Outcome Harvesting Year 3 Review (Changing the Way We Care, global)

Client: Changing the Way We Care, global
Location: Guatemala, Kenya, Moldova
The challenge
Changing the Way We Care is a global initiative to address care reform worldwide. The moving parts are many—demonstration projects in Kenya, Guatemala, and Moldova; synergistic partnerships in India and Haiti; regional and international policy/advocacy engagement; and behind-the-scenes backbone support to several existing coalitions and collaborations. They are unabashedly about systems transformation and aware of the complexity of their undertaking and role(s). As a result, Outcome Harvesting was selected as a primary piece of their MEL strategy. Three years into the first five years of funding, they needed to check in with themselves, their database of outcomes, and reorient toward what is on the horizon.
What we did
Picture Impact worked with three of their core teams – we hosted two workshops with each team – to involve them in a review and synthesis process that would be useful for their upcoming decisions and grounding in the evidence for what they are accomplishing. We picked up their beautiful database of over 100 outcomes and completed steps 4 – 6 of Outcome Harvesting—substantiation, analysis, and supporting use. Interviews, google forms, secondary analysis of 80 documents, and staff workshops came together to paint a picture of their work, its place, and the opportunities ahead.
The results
Through the data synthesis process, their outcomes were substantiated, increasing confidence in understanding their contribution to systems change.

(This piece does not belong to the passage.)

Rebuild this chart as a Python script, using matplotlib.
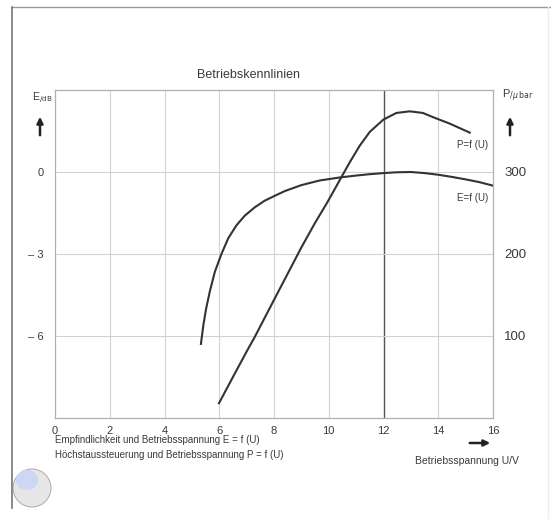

Specifically, the outcomes analysis confirmed an existing theory of change, which could then be used for identifying places to strengthen.
Overall, we produced a suite of reports with key themes and top recommendations supporting their design-build process—reports were not a typical research/ evaluative layout. The overall initiative received a top 10 document with a clear discussion of topics and implied potential action. Each of the core teams (Kenya, Guatemala, and Internal Learning & Engagement) also received the same. Additionally, we first presented results to multiple stakeholders for validation and deeper discussion. The audience could also ask questions of nuance and clarity before receiving report formats of the same content.
“That was all so well received, and you could really see it resonating with people. I am delighted! It was perfectly pitched for that audience.”